The good and bad endings of BioShock tie back into whether the player recognises and rejects the destructive nature of Ryan’s philosophy of self-interest. Throughout the game, mutated harvesters – children, little girls – roam around collecting genetic material from dead splicers. Atlas instructs the player to harvest these children, killing them but growing more powerful. Another character, Tenenbaum, suggests that you rescue them, ending their mutation and receiving less immediate benefit but – you know – also not murdering a child. Rationally, the self-interested thing to do is to murder the children and receive the maximum possible benefit. That approach, the Andrew Ryan approach of quote-unquote rational self-interest, leads to the game’s bad ending, where you take control of the city, and then take over a nuclear submarine. Self-interest destroyed Rapture, and it’ll destroy the world too. Saving the children – acknowledging our shared humanity and our moral obligation to each other – leads to the good ending, where the protected children grow up, live normal lives, and eventually attend at your deathbed. In voiceover, Tenenbaum tells you that your reward in this ending was family. You become integrated into a reciprocal social unit that gives meaning and structure to life. There’s more to life than tangible, material gain, BioShock says. It’s not about rational self-interest, it’s about human relationships, about our connections with each other. It’s about the decision not to murder a bunch of children even if it materially benefits you – how’s that for a trolley problem?

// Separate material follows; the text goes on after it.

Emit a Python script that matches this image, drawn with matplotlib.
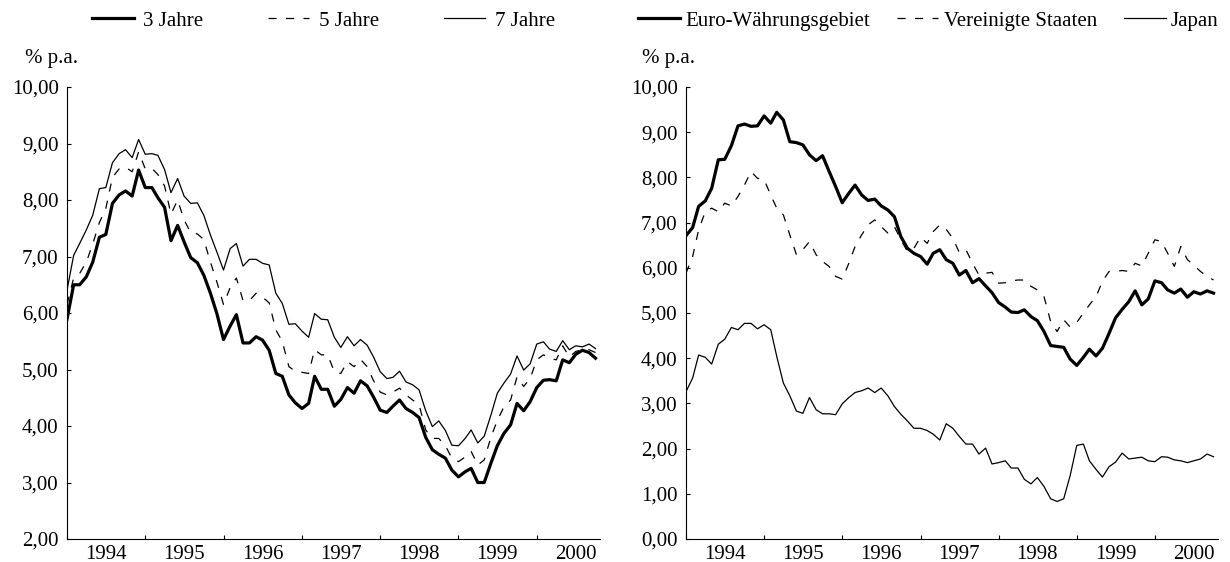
import pandas as pd
import matplotlib
matplotlib.use("Agg")
import matplotlib.pyplot as plt
import matplotlib.dates as mdates
from matplotlib.ticker import FuncFormatter, MultipleLocator

plt.rcParams["font.family"] = ["Liberation Serif", "DejaVu Serif"]

# monthly yields, Jan 1994 - Oct 2000 (% p.a.)
months = pd.date_range("1994-01-01", periods=82, freq="MS")

jahre_3 = [5.89, 6.50, 6.50, 6.64, 6.90, 7.34, 7.39, 7.94, 8.09, 8.16, 8.07, 8.53,
           8.22, 8.22, 8.04, 7.87, 7.28, 7.55, 7.26, 6.98, 6.89, 6.67, 6.35, 5.99,
           5.53, 5.77, 5.97, 5.47, 5.47, 5.58, 5.52, 5.34, 4.93, 4.88, 4.55, 4.41,
           4.31, 4.40, 4.88, 4.65, 4.65, 4.35, 4.47, 4.68, 4.58, 4.80, 4.71, 4.51,
           4.28, 4.24, 4.35, 4.46, 4.31, 4.24, 4.15, 3.80, 3.58, 3.50, 3.43, 3.22,
           3.10, 3.19, 3.25, 3.00, 3.00, 3.34, 3.65, 3.87, 4.02, 4.40, 4.27, 4.43,
           4.68, 4.81, 4.82, 4.80, 5.17, 5.12, 5.27, 5.34, 5.30, 5.20]

jahre_5 = [6.15, 6.62, 6.70, 6.90, 7.22, 7.60, 7.85, 8.40, 8.55, 8.58, 8.50, 8.85,
           8.55, 8.56, 8.45, 8.25, 7.75, 8.00, 7.65, 7.42, 7.40, 7.30, 6.90, 6.55,
           6.15, 6.45, 6.62, 6.22, 6.22, 6.35, 6.28, 6.18, 5.70, 5.50, 5.05, 4.97,
           4.95, 4.93, 5.35, 5.26, 5.26, 4.96, 4.93, 5.14, 5.05, 5.18, 5.05, 4.80,
           4.60, 4.55, 4.60, 4.67, 4.55, 4.46, 4.38, 3.93, 3.78, 3.78, 3.65, 3.43,
           3.37, 3.45, 3.55, 3.31, 3.40, 3.80, 4.10, 4.34, 4.46, 4.87, 4.70, 4.84,
           5.17, 5.26, 5.20, 5.17, 5.42, 5.22, 5.32, 5.35, 5.35, 5.30]

jahre_7 = [6.40, 7.02, 7.23, 7.47, 7.73, 8.20, 8.22, 8.66, 8.82, 8.89, 8.75, 9.07,
           8.81, 8.82, 8.79, 8.54, 8.13, 8.38, 8.07, 7.94, 7.95, 7.73, 7.38, 7.08,
           6.76, 7.14, 7.23, 6.83, 6.95, 6.95, 6.88, 6.85, 6.35, 6.17, 5.80, 5.81,
           5.68, 5.57, 5.99, 5.89, 5.88, 5.57, 5.39, 5.58, 5.42, 5.53, 5.43, 5.22,
           4.96, 4.84, 4.86, 4.97, 4.78, 4.73, 4.64, 4.27, 3.99, 4.09, 3.92, 3.66,
           3.65, 3.78, 3.93, 3.70, 3.82, 4.19, 4.58, 4.76, 4.92, 5.24, 4.99, 5.10,
           5.45, 5.49, 5.36, 5.32, 5.51, 5.35, 5.42, 5.40, 5.45, 5.37]

euro = [6.71, 6.89, 7.36, 7.48, 7.76, 8.39, 8.40, 8.70, 9.14, 9.18, 9.13, 9.14,
        9.36, 9.20, 9.44, 9.27, 8.79, 8.77, 8.72, 8.50, 8.37, 8.48, 8.13, 7.80,
        7.44, 7.65, 7.83, 7.61, 7.49, 7.52, 7.37, 7.28, 7.13, 6.69, 6.43, 6.32,
        6.25, 6.08, 6.32, 6.40, 6.18, 6.10, 5.84, 5.94, 5.67, 5.76, 5.60, 5.45,
        5.23, 5.13, 5.02, 5.01, 5.07, 4.92, 4.83, 4.59, 4.28, 4.26, 4.24, 3.98,
        3.84, 4.02, 4.20, 4.05, 4.22, 4.55, 4.89, 5.08, 5.25, 5.49, 5.18, 5.31,
        5.71, 5.67, 5.51, 5.44, 5.53, 5.35, 5.47, 5.42, 5.49, 5.44]

usa = [5.88, 6.25, 6.84, 7.24, 7.32, 7.24, 7.43, 7.37, 7.58, 7.83, 8.13, 7.98,
       7.95, 7.61, 7.32, 7.17, 6.73, 6.29, 6.40, 6.58, 6.29, 6.14, 6.03, 5.81,
       5.75, 6.10, 6.47, 6.73, 6.95, 7.06, 6.91, 6.77, 6.91, 6.62, 6.36, 6.43,
       6.68, 6.54, 6.80, 6.95, 6.85, 6.65, 6.34, 6.40, 6.10, 5.84, 5.88, 5.90,
       5.66, 5.67, 5.71, 5.73, 5.73, 5.59, 5.51, 5.36, 4.81, 4.59, 4.85, 4.69,
       4.79, 5.00, 5.18, 5.36, 5.70, 5.92, 5.92, 5.94, 5.92, 6.10, 6.04, 6.32,
       6.62, 6.58, 6.32, 6.03, 6.47, 6.18, 6.06, 5.92, 5.81, 5.73]

japan = [3.26, 3.56, 4.07, 4.02, 3.87, 4.31, 4.42, 4.68, 4.63, 4.77, 4.77, 4.65,
         4.74, 4.63, 4.04, 3.45, 3.17, 2.83, 2.78, 3.13, 2.86, 2.77, 2.77, 2.75,
         2.99, 3.13, 3.24, 3.28, 3.34, 3.24, 3.34, 3.17, 2.93, 2.76, 2.61, 2.45,
         2.45, 2.40, 2.32, 2.19, 2.55, 2.45, 2.27, 2.10, 2.10, 1.88, 2.01, 1.66,
         1.69, 1.73, 1.57, 1.57, 1.32, 1.22, 1.36, 1.16, 0.89, 0.83, 0.89, 1.40,
         2.07, 2.10, 1.73, 1.54, 1.37, 1.60, 1.70, 1.90, 1.77, 1.79, 1.81, 1.73,
         1.71, 1.82, 1.81, 1.75, 1.73, 1.69, 1.73, 1.77, 1.88, 1.82]

labels_left = ["3 Jahre", "5 Jahre", "7 Jahre"]
labels_right = ["Euro-Währungsgebiet", "Vereinigte Staaten", "Japan"]

W, H = 1230, 562
fs = 15

fig = plt.figure(figsize=(W / 100, H / 100), dpi=100)
ax1 = fig.add_axes([67 / W, 1 - 539 / H, 533 / W, 452 / H])
ax2 = fig.add_axes([686 / W, 1 - 539 / H, 532 / W, 452 / H])

thick = dict(color="black", lw=2.3)
dash = dict(color="black", lw=0.9, dashes=(6.5, 7.5))
thin = dict(color="black", lw=0.9)

ax1.plot(months, jahre_3, label=labels_left[0], **thick)
ax1.plot(months, jahre_5, label=labels_left[1], **dash)
ax1.plot(months, jahre_7, label=labels_left[2], **thin)
ax1.set_ylim(2, 10)

ax2.plot(months, euro, label=labels_right[0], **thick)
ax2.plot(months, usa, label=labels_right[1], **dash)
ax2.plot(months, japan, label=labels_right[2], **thin)
ax2.set_ylim(0, 10)

fmt = FuncFormatter(lambda v, p: f"{v:.2f}".replace(".", ","))
for ax in (ax1, ax2):
    ax.set_xlim(pd.Timestamp("1994-01-01"), pd.Timestamp("2000-10-22"))
    ax.spines["top"].set_visible(False)
    ax.spines["right"].set_visible(False)
    ax.yaxis.set_major_locator(MultipleLocator(1))
    ax.yaxis.set_major_formatter(fmt)
    ax.xaxis.set_major_locator(mdates.YearLocator())
    ax.xaxis.set_major_formatter(plt.NullFormatter())
    ax.xaxis.set_minor_locator(mdates.MonthLocator(bymonth=7))
    ax.xaxis.set_minor_formatter(mdates.DateFormatter("%Y"))
    ax.tick_params(axis="both", which="major", direction="in", length=3, width=0.8, labelsize=fs)
    ax.tick_params(axis="y", which="major", pad=6)
    ax.tick_params(axis="x", which="minor", length=0, labelsize=fs, pad=4)

fig.text(25 / W, 1 - 58 / H, "% p.a.", fontsize=fs, va="center")
fig.text(642 / W, 1 - 58 / H, "% p.a.", fontsize=fs, va="center")

h1, l1 = ax1.get_legend_handles_labels()
h2, l2 = ax2.get_legend_handles_labels()
fig.legend(h1, l1, loc="center left", bbox_to_anchor=(92 / W, 1 - 21 / H), ncol=3,
           frameon=False, fontsize=fs, handlelength=2.0, columnspacing=3.1,
           handletextpad=0.45, borderpad=0, borderaxespad=0)
fig.legend(h2, l2, loc="center left", bbox_to_anchor=(638 / W, 1 - 21 / H), ncol=3,
           frameon=False, fontsize=fs, handlelength=2.0, columnspacing=1.3,
           handletextpad=0.25, borderpad=0, borderaxespad=0)

fig.savefig("out.png", dpi=100)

BioShock as moral thought experiment is framed with a great deal of pomp and pageantry, a lot of artifice, which maybe robs some of its staying power. It asks the player a philosophical question – self-interest or social interest? – but sets the question in a world where self-interest has destroyed an entire city. It’s leaning on the scales here. It has an opinion. It’s argumentative rather than exploratory. It wants to put across a set of ideas and values about the world. It uses the structure of inviting participation in a philosophical thought experiment, but it’s really more of a carnival ride. It’s closely constructed, heavily rehearsed, like a street evangelist with their canned gotcha questions. The game’s scriptedness feeds into that dynamic. All the reinforced glass, the scenes where you’re technically in control but practically obliged to sit and listen – like its villains, BioShock lectures. It gives you the appearance of control while it’s really directing and instructing. It is deeply artificial, and it draws attention to its own construction, to its constructedness. While its stagey, theatrical gameplay still holds a sort of campy charm, it puts forth the idea that video games can be an appropriate mode for exploring philosophical questions. It presents itself as evidence for that claim. Its staying power I think is not in the specific question it asks, or the way it frames the conversation, but in how it demonstrated that these questions were open for discussion – that they were within the realm of the video game.